I want to write a small compiler for a simple bytecode language. This byte code operates on a machine with some static amount of memory, and can read and write to constant offsets, see a small snippet of the approximate instruction set below. I want to execute this instruction set. For that purpose, I allocate the memory, my previous thought was for simplicity a Vec<u8>
. Now, the optimization I want to perform; Since for the duration of execution, this memory buffer won't move and all offsets are known ahead of time, I could calculate the address on which each opcode operates ahead of time and "just perform its effect". But, alas, I believe that pointer provenance will actually make this UB.

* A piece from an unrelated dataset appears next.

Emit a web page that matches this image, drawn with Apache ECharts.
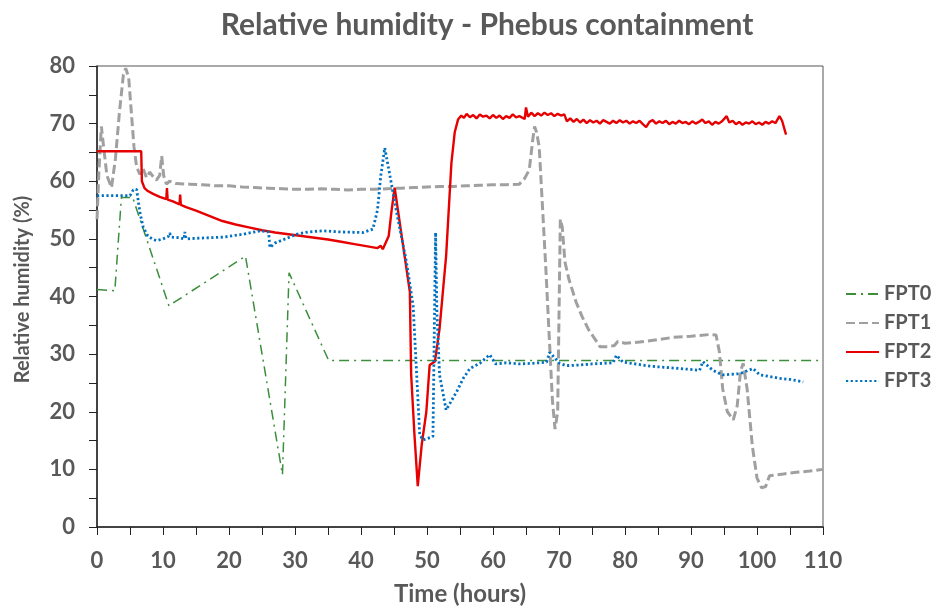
<!DOCTYPE html>
<html>
<head>
<meta charset="utf-8">
<title>Relative humidity - Phebus containment</title>
<script src="https://cdn.jsdelivr.net/npm/echarts@6/dist/echarts.min.js"></script>
<style>
  html, body { margin: 0; padding: 0; background: #fff; }
  #chart { width: 941px; height: 611px; }
</style>
</head>
<body>
<div id="chart"></div>
<script>
// time (hours) / relative humidity (%)
var fpt0Time = [0, 2.7, 3.7, 5.4, 10.9, 22.5, 28.1, 29.1, 35.1, 110];
var fpt0Rh   = [41.2, 41.0, 57.2, 57.2, 38.4, 47.0, 9.1, 44.1, 28.9, 28.9];

var fpt1Time = [0, 0.3, 0.66, 1.0, 1.5, 2.2, 2.8, 3.4, 4.0, 4.35, 4.8, 5.2, 5.6, 6.0, 6.5, 7.0, 7.5, 8.0, 8.5, 9.0,
  9.5, 9.8, 10.1, 10.5, 11, 12, 14, 16, 18, 20, 22, 24, 26, 28, 30, 32, 34, 36, 38, 40,
  42, 44, 46, 48, 50, 52, 54, 56, 58, 60, 62, 64, 64.8, 65.5, 66.0, 66.3, 66.6, 67.0, 68.0, 69.0,
  69.4, 69.8, 70.2, 70.5, 70.9, 71.5, 72.6, 73.5, 74.5, 75.4, 76.2, 77.5, 78.4, 78.9, 80, 82.2, 85, 87.2, 90, 92.8,
  93.8, 94.3, 94.8, 95.5, 96.4, 97.0, 97.5, 97.9, 98.5, 99.3, 100, 100.7, 101.3, 101.9, 104, 106, 108, 110];
var fpt1Rh = [53.4, 62, 69.5, 66, 61, 58.9, 64, 72, 78.5, 79.6, 78, 72, 66, 62.5, 61.2, 62.2, 60.6, 61.6, 60.8, 60.2,
  61.0, 64.4, 61, 59.5, 60.0, 59.6, 59.5, 59.4, 59.2, 59.2, 59.0, 58.9, 58.8, 58.7, 58.6, 58.6, 58.7, 58.6, 58.5, 58.6,
  58.6, 58.7, 58.8, 58.9, 59.0, 59.1, 59.1, 59.2, 59.3, 59.4, 59.4, 59.5, 60.5, 62, 67, 69.5, 68.5, 66, 45, 22,
  17, 20, 53.4, 52, 46, 43, 39, 36.5, 34.2, 32.7, 31.3, 31.3, 31.5, 32.2, 31.9, 32.1, 32.5, 32.9, 33.1, 33.4,
  33.3, 30.4, 24, 20, 18.6, 21, 27, 28.4, 24, 14, 8.5, 6.8, 7.0, 8.9, 9.2, 9.5, 9.7, 10];

var fpt2Time = [0, 6.7, 6.8, 7.2, 7.7, 8.5, 9.5, 10.5, 10.6, 10.7, 11.5, 12.5, 12.6, 12.7, 13.5, 15, 17, 19, 21, 23,
  25, 27, 29, 31, 33, 35, 37, 39, 41, 42.5, 43.0, 43.3, 43.6, 44.2, 44.6, 45.1, 47.4, 47.6, 48.1, 48.6,
  49.2, 49.9, 50.4, 51.2, 51.9, 52.9, 53.7, 54.2, 54.7, 55.2, 55.6, 56, 56.5, 57, 57.5, 58, 58.5, 59, 59.5, 60,
  60.5, 61, 61.5, 62, 62.5, 63, 63.5, 64, 64.8, 65, 65.3, 65.8, 66.3, 66.8, 67.3, 67.8, 68.3, 68.8, 69.3, 69.8,
  70.3, 70.8, 71.2, 71.7, 72.2, 72.7, 73.2, 73.7, 74.2, 74.7, 75.2, 75.7, 76.2, 76.7, 77.2, 77.7, 78.2, 78.7, 79.2, 79.7,
  80.2, 80.7, 81.2, 81.7, 82.2, 82.7, 83.2, 83.7, 84.2, 84.7, 85.2, 85.7, 86.2, 86.7, 87.2, 87.7, 88.2, 88.7, 89.2, 89.7,
  90.2, 90.7, 91.2, 91.7, 92.2, 92.7, 93.2, 93.7, 94.2, 94.7, 95.4, 95.8, 96.3, 96.8, 97.3, 97.8, 98.3, 98.8, 99.3, 99.8,
  100.3, 100.8, 101.3, 101.8, 102.3, 102.8, 103.4, 103.8, 104.1, 104.4];
var fpt2Rh = [65.2, 65.2, 60, 58.8, 58.3, 57.8, 57.3, 56.9, 58.8, 56.8, 56.5, 56.0, 57.7, 55.9, 55.5, 54.9, 54.0, 53.1, 52.5, 52.0,
  51.5, 51.1, 50.8, 50.5, 50.2, 49.9, 49.5, 49.1, 48.7, 48.4, 48.8, 48.2, 47.9, 50.5, 54.6, 58.9, 40.8, 26.4, 16, 7.1,
  14.3, 20, 28.1, 28.7, 34.4, 47.1, 63.2, 68.5, 70.7, 71.4, 71.0, 71.7, 71.1, 71.5, 70.9, 71.6, 71.2, 71.4, 70.9, 71.5,
  71.0, 71.4, 70.8, 71.3, 71.0, 71.6, 71.1, 71.3, 70.8, 72.8, 71.2, 71.9, 71.3, 71.8, 71.4, 71.9, 71.5, 71.8, 71.3, 71.7,
  71.4, 71.6, 70.4, 70.9, 70.3, 70.8, 70.2, 70.7, 70.1, 70.6, 70.2, 70.5, 70.0, 70.6, 70.3, 70.0, 70.5, 70.1, 70.6, 70.2,
  70.5, 70.0, 70.4, 70.1, 70.5, 69.9, 69.4, 70.3, 70.6, 70.0, 70.4, 70.1, 70.5, 69.9, 70.3, 70.0, 70.5, 70.1, 70.3, 69.9,
  70.4, 70.0, 70.3, 70.7, 70.1, 70.4, 69.8, 70.3, 70.0, 70.4, 71.3, 70.2, 70.5, 69.9, 70.3, 69.8, 70.2, 70.0, 70.4, 69.9,
  70.2, 69.8, 70.3, 70.0, 70.4, 70.1, 71.3, 70.5, 70.2, 68.1];

var fpt3Time = [0, 5.0, 5.5, 6.0, 6.5, 7.0, 7.7, 8.5, 9, 10, 10.8, 11.0, 11.3, 12.5, 13.2, 13.3, 13.5, 15, 17, 19.1,
  22.1, 24.7, 26.0, 26.2, 27, 29.2, 30.2, 32, 34.2, 37, 40.3, 41.8, 42.5, 43.0, 43.6, 44.3, 45.4, 46.9, 47.9, 48.9,
  49.4, 50.9, 51.3, 51.5, 51.9, 52.9, 53.5, 54.5, 55.5, 56.5, 58, 59.5, 60.4, 62, 64, 66, 68.1, 68.6, 70.1, 71.1,
  73.1, 75, 78.2, 78.7, 79.7, 81, 83.2, 85, 88.3, 91.3, 91.8, 93.3, 94.8, 97.4, 99.4, 100.4, 102, 103.4, 105, 107];
var fpt3Rh = [57.5, 57.5, 58.5, 58.6, 54.6, 52, 50.5, 49.9, 49.7, 50, 50.4, 51.0, 50.3, 50.2, 50.0, 51.2, 50.0, 50.1, 50.2, 50.3,
  50.8, 51.4, 51.2, 48.5, 49.3, 50.3, 50.8, 51.2, 51.4, 51.2, 51.1, 51.7, 55, 61, 65.8, 61.5, 54.6, 45.9, 38.4, 16,
  15.1, 15.7, 51.1, 37.3, 26.4, 20.3, 21.5, 23.5, 25.8, 27.5, 28.4, 29.9, 28.3, 28.5, 28.3, 28.4, 28.6, 30.3, 28.4, 28.0,
  28.1, 28.3, 28.5, 29.8, 28.6, 28.4, 28.0, 27.8, 27.5, 27.2, 28.7, 27.2, 26.4, 26.6, 27.5, 26.4, 26.1, 25.8, 25.6, 25.2];

var seriesNames = ['FPT0', 'FPT1', 'FPT2', 'FPT3'];

function zip(xs, ys) {
  return xs.map(function (x, i) { return [x, ys[i]]; });
}

var textGrey = '#595959';
var font = 'Lato, "Liberation Sans", sans-serif';

var chart = echarts.init(document.getElementById('chart'));

chart.setOption({
  animation: false,
  backgroundColor: '#fff',
  title: {
    text: 'Relative humidity - Phebus containment',
    left: 482,
    textAlign: 'center',
    top: 5,
    textStyle: { fontFamily: font, fontSize: 30, fontWeight: 'bold', color: textGrey }
  },
  legend: {
    data: seriesNames,
    orient: 'vertical',
    left: 840,
    top: 279,
    itemWidth: 33,
    itemHeight: 10,
    itemGap: 9,
    itemStyle: { opacity: 0 },
    textStyle: { fontFamily: font, fontSize: 20, fontWeight: 'bold', color: textGrey }
  },
  grid: {
    left: 97,
    right: 118,
    top: 66,
    bottom: 82,
    show: true,
    borderColor: '#555',
    borderWidth: 1
  },
  xAxis: {
    type: 'value',
    min: 0,
    max: 110,
    interval: 10,
    name: 'Time (hours)',
    nameLocation: 'middle',
    nameGap: 55,
    nameTextStyle: { fontFamily: font, fontSize: 24, fontWeight: 'bold', color: textGrey },
    axisLine: { lineStyle: { color: '#222', width: 1.5 } },
    axisTick: { length: 8, lineStyle: { color: '#222' } },
    minorTick: { show: true, splitNumber: 2, length: 8, lineStyle: { color: '#222' } },
    splitLine: { show: false },
    axisLabel: { margin: 23, fontFamily: font, fontSize: 22, fontWeight: 'bold', color: textGrey }
  },
  yAxis: {
    type: 'value',
    min: 0,
    max: 80,
    interval: 10,
    name: 'Relative humidity (%)',
    nameLocation: 'middle',
    nameGap: 64,
    nameTextStyle: { fontFamily: font, fontSize: 20, fontWeight: 'bold', color: textGrey, padding: [0, 0, 0, 14] },
    axisLine: { show: true, lineStyle: { color: '#222', width: 1.5 } },
    axisTick: { show: true, length: 8, lineStyle: { color: '#222' } },
    minorTick: { show: true, splitNumber: 2, length: 8, lineStyle: { color: '#222' } },
    splitLine: { show: false },
    axisLabel: { margin: 22, fontFamily: font, fontSize: 22, fontWeight: 'bold', color: textGrey }
  },
  series: [
    {
      name: 'FPT0',
      type: 'line',
      symbol: 'none',
      data: zip(fpt0Time, fpt0Rh),
      itemStyle: { color: '#3b8e3b' },
      lineStyle: { color: '#3b8e3b', width: 1.5, type: [10, 5, 2, 5] }
    },
    {
      name: 'FPT1',
      type: 'line',
      symbol: 'none',
      data: zip(fpt1Time, fpt1Rh),
      itemStyle: { color: '#a0a0a0' },
      lineStyle: { color: '#a0a0a0', width: 3, type: [9, 4] }
    },
    {
      name: 'FPT2',
      type: 'line',
      symbol: 'none',
      data: zip(fpt2Time, fpt2Rh),
      itemStyle: { color: '#e60000' },
      lineStyle: { color: '#e60000', width: 2.4 }
    },
    {
      name: 'FPT3',
      type: 'line',
      symbol: 'none',
      data: zip(fpt3Time, fpt3Rh),
      itemStyle: { color: '#0070c0' },
      lineStyle: { color: '#0070c0', width: 2.8, type: [2.2, 2.5] }
    }
  ]
});
</script>
</body>
</html>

Hence the question: how would I correctly calculate the address ahead of time, but satisfy any supposed pointer provenance rules?
enum OpCode {
WriteConstU8 { addr: usize, value: u8 },
WriteConstU16 { addr: usize, value: u16 },
// ... more consts
AddU8 { addr_op1: usize, addr_op2: usize, addr_res: usize },
AddU16 { addr_op1: usize, addr_op2: usize, addr_res: usize },
// ... other opcodes
}
type MemoryU8 = *mut u8;
type MemoryU16 = *mut u16;
enum CompiledOp {
WriteConstU8 { addr: MemoryU8, value: u8 },
WriteConstU16 { addr: MemoryU16, value: u16 },
// ... more consts
AddU8 { addr_op1: MemoryU16, addr_op2: MemoryU16, addr_res: MemoryU16 },
AddU16 { addr_op1: MemoryU16, addr_op2: MemoryU16, addr_res: MemoryU16 },
// ... other opcodes
}
fn execute_compiled_op(op: &CompiledOp) {
// SAFETY: we checked the alignment and OOB conditions when we passed from OpCode to CompiledOp
match op {
CompiledOp::WriteConstU8 { addr, value } => unsafe { addr.write(*value) },
CompiledOp::WriteConstU16 { addr, value } => unsafe { addr.write(*value) },
CompiledOp::AddU8 { addr_op1, addr_op2, addr_res } => {
unsafe { addr_res.write(addr_op1.read() + addr_op2.read()) }
}
CompiledOp::AddU16 { addr_op1, addr_op2, addr_res } => {
unsafe { addr_res.write(addr_op1.read() + addr_op2.read()) }
}
}
}
Full example in this playground. I know the current implementation errors under MIRI with strict prov. The question is how to fix it.